For release on November 9, 2020
Human Trafficking Unit
DA Charges Gilroy Couple with Human Trafficking
A Gilroy husband and wife have been charged with human trafficking for locking a man in a liquor store, where he worked 15 hour shifts, seven days a week, slept in a storage room, bathed in a mop bucket, and was never paid.
Amarjit and Balwinder Mann, both 66, are accused of threatening the victim with deportation if he told the truth to law enforcement. The Manns face charges of labor human trafficking, witness intimidation, and wage theft involving a total of four victims. They will be arraigned this afternoon at 1:35 in Department 24 at the Hall of Justice in San Jose. If convicted of the felonies, they could face prison time.

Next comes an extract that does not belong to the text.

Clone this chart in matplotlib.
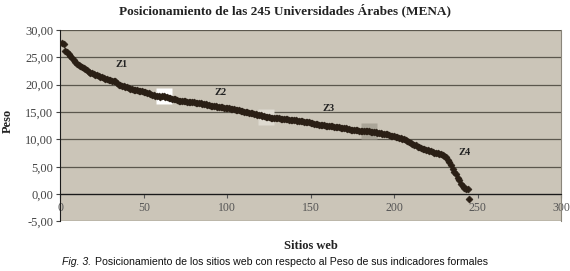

An investigation estimates that the suspects – who own a profitable liquor store and market - had stolen more than $150,000 in wages from the victim and three other employees. The Manns engaged in predatory recruitment of their workers from India and lured them with promises of travel and financial independence.
“Slavery officially was abolished in 1865,” District Attorney Jeff Rosen said. “Tragically, we are seeing examples of it in 2020. My Office will prosecute anyone to the fullest extent of the law who practices this kind of criminal and inhumane exploitation.”
In late February 2020, an Alcoholic Beverage Control inspection discovered the victim at M&M Liquors located on Westwood Drive in Gilroy. The agent contacted a man who appeared to be living in a small storage room in the back area of the store – a major red flag for human trafficking. Agents noted a thin mattress lying over milk crates, an office desk contained folded clothes in each drawer. On top of the desk there were pots and pans for cooking and next to the desk, there was a mop sink with a faucet approximately three feet off the ground and a shampoo bottle. Investigators later learned the victim was bathing from the mop sink.
The investigation further concluded that the man had flown from India in 2019 expecting to travel to the U.S. with the couple. Instead they took his money and passport and put him to work without pay or a key to leave the liquor store at night.
Three other men – two who worked at the liquor store and one who worked at the market across the street - told agents that they worked marathon hours and were paid a pittance. One said he had no idea about the concept of a minimum wage.